Далее шло подробнейшее описание моего проступка, и завершался приказ грозным выговором с занесением в личное дело. Что такое «личное дело», где оно находится и как это все туда заносить, никто, конечно, не знал, сам Поляков этим не интересовался, быстро об этом забывал, но за реакцией коллектива всегда любил наблюдать.
Коллектив — надо отдать ему должное — не заставлял себя долго ждать. Заслышав о новом приказе, артисты дружно устремлялись к листочку на гвоздике и включались в закулисную игру — громко, на разные лады зачитывали написанное, придавая своим голосам самые невероятные оттенки и интонации. Кто-то только возмущался, как бы находясь на стороне руководства, кто-то, напротив, ужасался за дальнейшую судьбу товарища и за «личное дело», в которое будет занесен выговор. Остальные избирали промежуточные грани в оценке случившегося, иногда по нескольку раз меняя свою позицию по мере громкого чтения.

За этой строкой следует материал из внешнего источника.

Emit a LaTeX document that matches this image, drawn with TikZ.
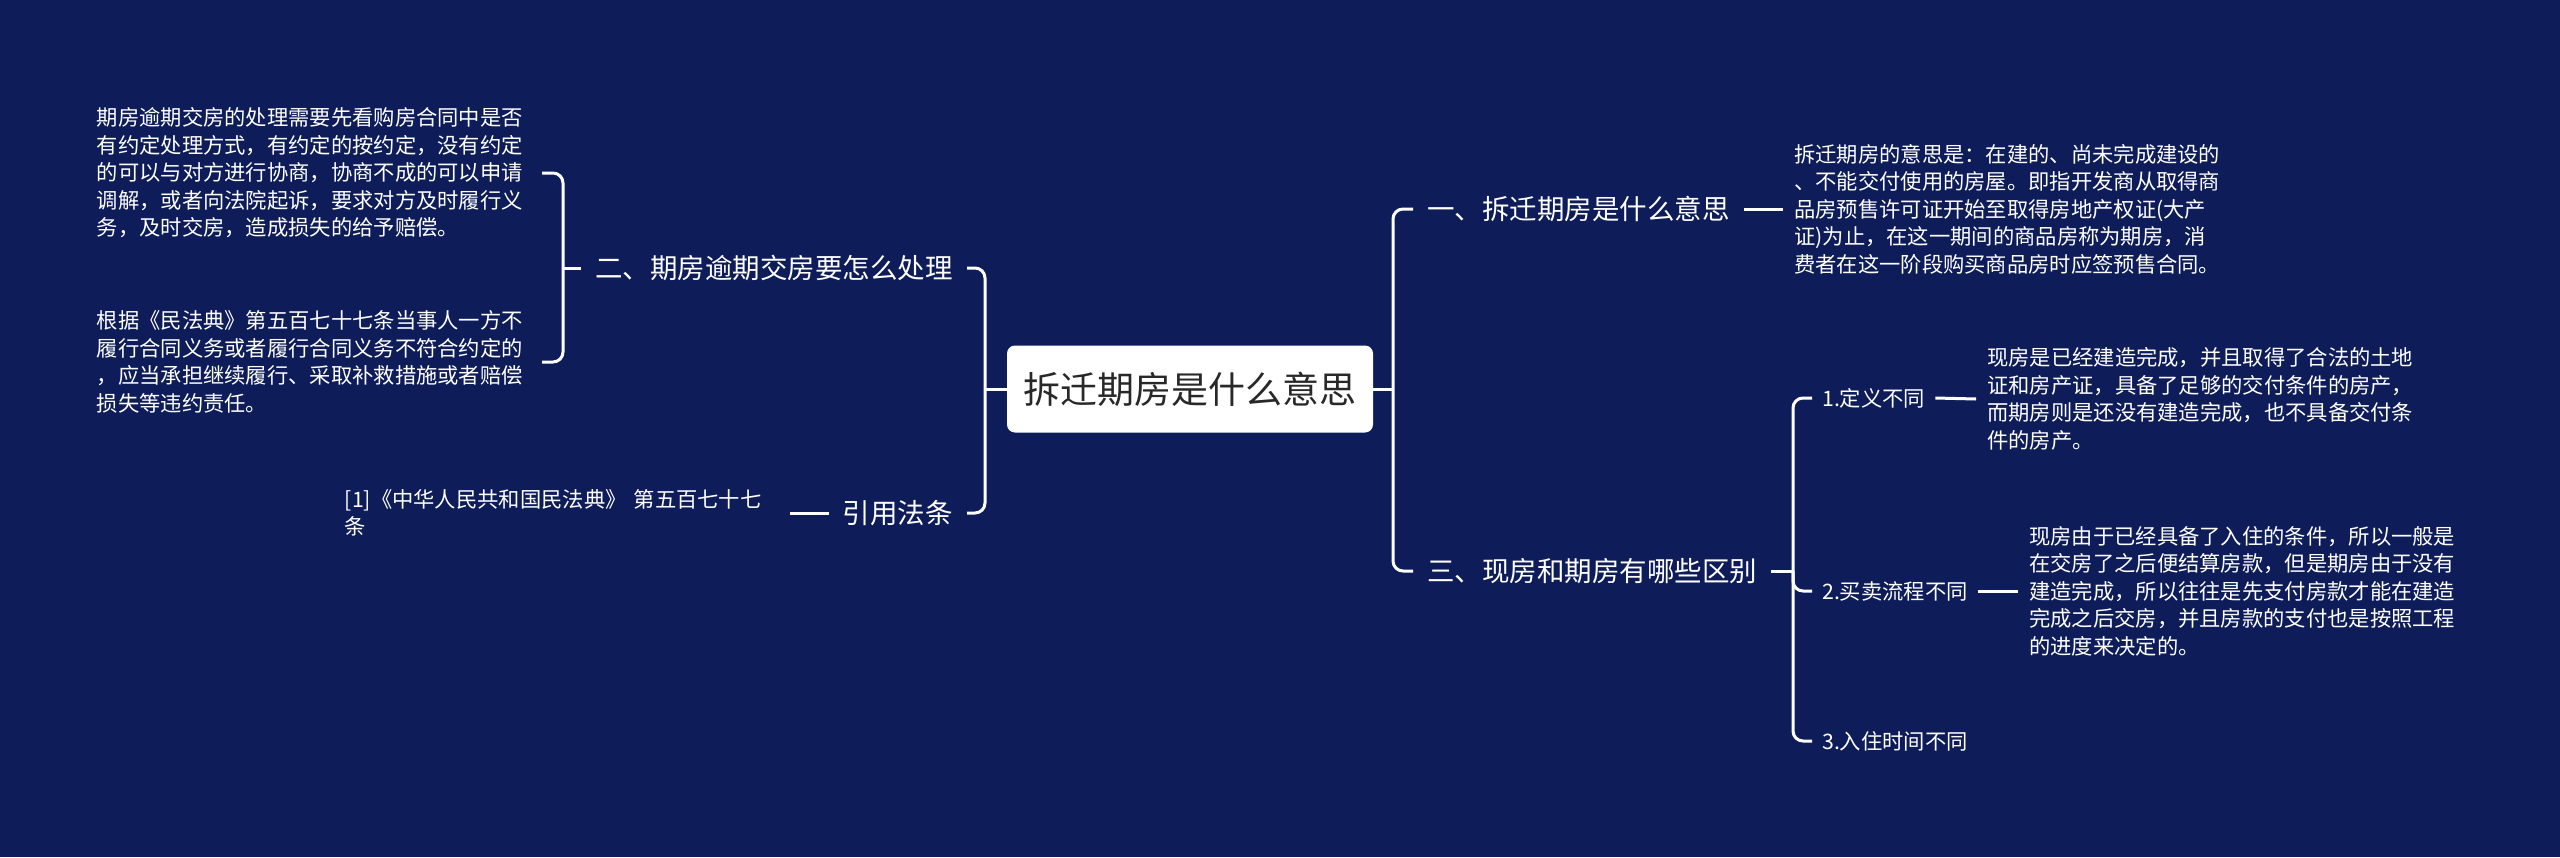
\documentclass[tikz,border=0pt]{standalone}
\usepackage{fontspec}
\setmainfont{Noto Sans CJK SC}
\definecolor{bg}{RGB}{14,29,89}
\definecolor{roottext}{RGB}{40,40,40}
\begin{document}
\begin{tikzpicture}[x=1pt,y=-1pt,
 conn/.style={draw=white,line width=3pt},
 br/.style={conn,rounded corners=10pt},
 root/.style={fill=white,rounded corners=8pt,minimum width=366pt,minimum height=87pt,inner sep=0pt,text=roottext,font=\fontsize{37pt}{44pt}\selectfont},
 lvtwo/.style={text=white,inner xsep=14pt,inner ysep=4pt,font=\fontsize{27.5pt}{33pt}\selectfont},
 lvthree/.style={text=white,inner xsep=10pt,inner ysep=4pt,font=\fontsize{21.3pt}{27.5pt}\selectfont},
 desc/.style={text=white,inner xsep=11pt,inner ysep=4pt,text width=434pt,align=left,font=\fontsize{21.3pt}{27.5pt}\selectfont},
]
\fill[bg] (0,0) rectangle (2560,857);
\useasboundingbox (0,0) rectangle (2560,857);

\node[root] (R) at (1190,389) {拆迁期房是什么意思};

\node[lvtwo,anchor=west] (A) at (1413,209) {一、拆迁期房是什么意思};
\node[lvtwo,anchor=east] (B) at (967,268) {二、期房逾期交房要怎么处理};
\node[lvtwo,anchor=east] (C) at (967,513) {引用法条};
\node[lvtwo,anchor=west] (D) at (1413,571) {三、现房和期房有哪些区别};

\node[desc,anchor=west] (A1) at (1783,209) {拆迁期房的意思是：在建的、尚未完成建设的\\、不能交付使用的房屋。即指开发商从取得商\\品房预售许可证开始至取得房地产权证(大产\\证)为止，在这一期间的商品房称为期房，消\\费者在这一阶段购买商品房时应签预售合同。};

\node[desc,anchor=east] (B1) at (542,173) {期房逾期交房的处理需要先看购房合同中是否\\有约定处理方式，有约定的按约定，没有约定\\的可以与对方进行协商，协商不成的可以申请\\调解，或者向法院起诉，要求对方及时履行义\\务，及时交房，造成损失的给予赔偿。};
\node[desc,anchor=east] (B2) at (542,362) {根据《民法典》第五百七十七条当事人一方不\\履行合同义务或者履行合同义务不符合约定的\\，应当承担继续履行、采取补救措施或者赔偿\\损失等违约责任。};

\node[desc,anchor=east] (C1) at (790,513) {[1]《中华人民共和国民法典》 第五百七十七\\条};

\node[lvthree,anchor=west] (D1) at (1812,398) {1.定义不同};
\node[lvthree,anchor=west] (D2) at (1812,591) {2.买卖流程不同};
\node[lvthree,anchor=west] (D3) at (1812,741) {3.入住时间不同};

\node[desc,anchor=west] (D1a) at (1976,399) {现房是已经建造完成，并且取得了合法的土地\\证和房产证，具备了足够的交付条件的房产，\\而期房则是还没有建造完成，也不具备交付条\\件的房产。};
\node[desc,anchor=west] (D2a) at (2018,591) {现房由于已经具备了入住的条件，所以一般是\\在交房了之后便结算房款，但是期房由于没有\\建造完成，所以往往是先支付房款才能在建造\\完成之后交房，并且房款的支付也是按照工程\\的进度来决定的。};

\coordinate (lb) at (985,389);
\coordinate (bb) at (563,268);
\coordinate (rb) at (1393,389);
\coordinate (db) at (1793,571);

\draw[conn] (R.west) -- (lb);
\draw[br] (lb) |- (B.east);
\draw[br] (lb) |- (C.east);
\draw[conn] (B.west) -- (bb);
\draw[br] (bb) |- (B1.east);
\draw[br] (bb) |- (B2.east);
\draw[conn] (C.west) -- (C1.east);

\draw[conn] (R.east) -- (rb);
\draw[br] (rb) |- (A.west);
\draw[br] (rb) |- (D.west);
\draw[conn] (A.east) -- (A1.west);
\draw[conn] (D.east) -- (db);
\draw[br] (db) |- (D1.west);
\draw[br] (db) |- (D2.west);
\draw[br] (db) |- (D3.west);
\draw[conn] (D1.east) -- (D1a.west);
\draw[conn] (D2.east) -- (D2a.west);
\end{tikzpicture}
\end{document}
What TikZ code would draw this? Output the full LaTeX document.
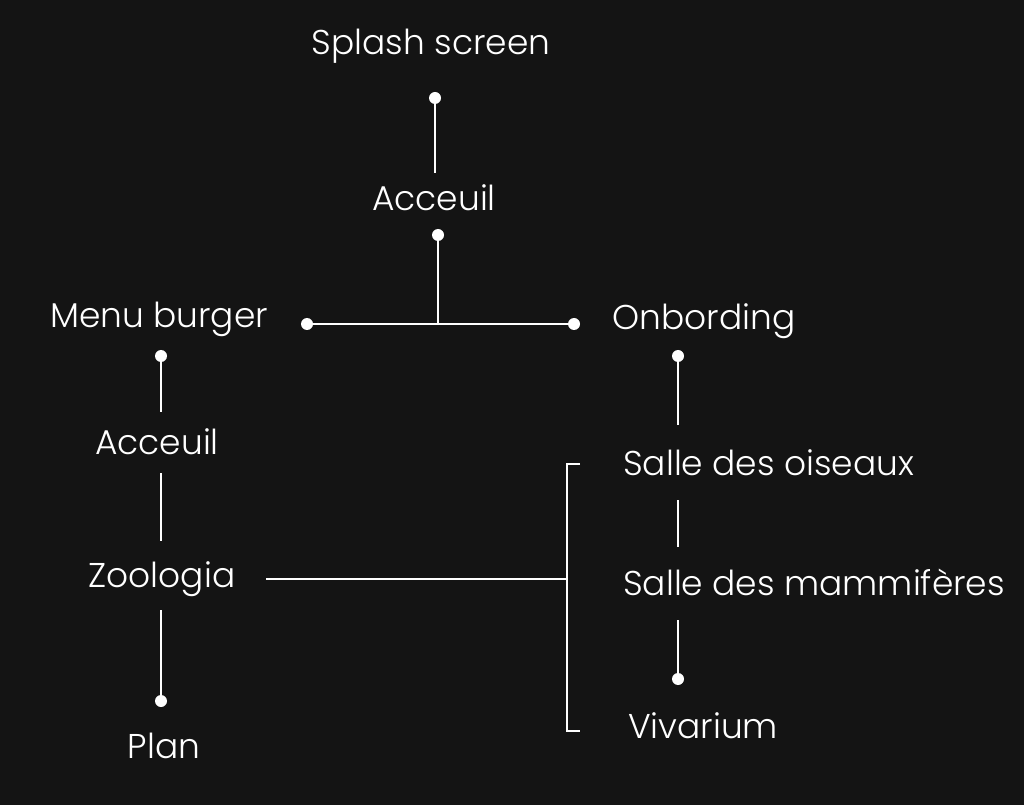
\documentclass[tikz,border=0pt]{standalone}
\usepackage{fontspec}
\setmainfont{Poppins Light}
\definecolor{bgc}{HTML}{141414}
\begin{document}
\begin{tikzpicture}[x=0.75pt,y=-0.75pt,
  lbl/.style={text=white,inner sep=0pt,font=\fontsize{25.8}{30}\selectfont},
  ln/.style={draw=white,line width=1.5pt},
  dotc/.style={circle,fill=white,inner sep=0pt,minimum size=9pt}]
\fill[bgc] (0,0) rectangle (1024,805);
\useasboundingbox (0,0) rectangle (1024,805);
% labels
\node[lbl,anchor=base] (splash) at (431,55) {Splash screen};
\node[lbl,anchor=base] (acc1) at (434,211) {Acceuil};
\node[lbl,anchor=base] (menu) at (159,328) {Menu burger};
\node[lbl,anchor=base] (onb) at (704,330) {Onbording};
\node[lbl,anchor=base] (acc2) at (157,454) {Acceuil};
\node[lbl,anchor=base] (zoo) at (162,587) {Zoologia};
\node[lbl,anchor=base] (plan) at (164,758) {Plan};
\node[lbl,anchor=base west] (ois) at (623,475) {Salle des oiseaux};
\node[lbl,anchor=base west] (mam) at (623,595) {Salle des mammifères};
\node[lbl,anchor=base west] (viv) at (628,738) {Vivarium};
% dots
\node[dotc] (d1) at (435,98) {};
\node[dotc] (d2) at (438,235) {};
\node[dotc] (d3) at (307,324) {};
\node[dotc] (d4) at (574,324) {};
\node[dotc] (d5) at (161,356) {};
\node[dotc] (d6) at (161,701) {};
\node[dotc] (d7) at (678,356) {};
\node[dotc] (d8) at (678,679) {};
% coordinates
\coordinate (e1) at (435,173);
\coordinate (j1) at (438,324);
\coordinate (e5) at (161,412);
\coordinate (a2t) at (161,473);
\coordinate (a2b) at (161,541);
\coordinate (z1) at (161,610);
\coordinate (e7) at (678,425);
\coordinate (o1) at (678,500);
\coordinate (o2) at (678,547);
\coordinate (m1) at (678,620);
\coordinate (zr) at (266,579);
\coordinate (bj) at (567,579);
\coordinate (bt) at (580,464);
\coordinate (bb) at (580,731);
% connectors
\draw[ln] (d1.center) -- (e1);
\draw[ln] (d2.center) -- (j1);
\draw[ln] (d3.center) -- (d4.center);
\draw[ln] (d5.center) -- (e5);
\draw[ln] (a2t) -- (a2b);
\draw[ln] (z1) -- (d6.center);
\draw[ln] (d7.center) -- (e7);
\draw[ln] (o1) -- (o2);
\draw[ln] (m1) -- (d8.center);
\draw[ln] (zr) -- (bj);
\draw[ln] (bt) -| (bj |- bb) -- (bb);
\end{tikzpicture}
\end{document}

Коллектив театра вообще умел мгновенно, не сговариваясь, разрабатывать общую линию поведения, {67} точнее, варианты его, создавая при этом интереснейшие образцы коллективного творчества. Однажды это хорошо почувствовал, хотя и не сразу оценил, один заезжий лектор. При рассказе о вздорном выступлении какого-то американского сенатора он вдруг заметил, как у некоторых артистов ехидно сузились глаза по отношению к словам сенатора и по рядам пошел взволнованный шепот. Некоторые женщины стали встревоженно покачивать головой, мужчины прищелкивать языком, решительно набирать воздух носом, словно собираясь с силами для отпора. Лектору почудилось, что своим личным обаянием и эрудицией он, что называется, увлек аудиторию. Лектор, на свою беду, воодушевился — а этого только и ждали. Коллектив тревожно загудел, и каждое слово лектора встречалось уже — как в знаменитом «Бронепоезде 14-69» в сцене на колокольне — громким и негодующим говором. Люди вскакивали с мест и наперебой высказывали в адрес сенатора самые нелестные отзывы.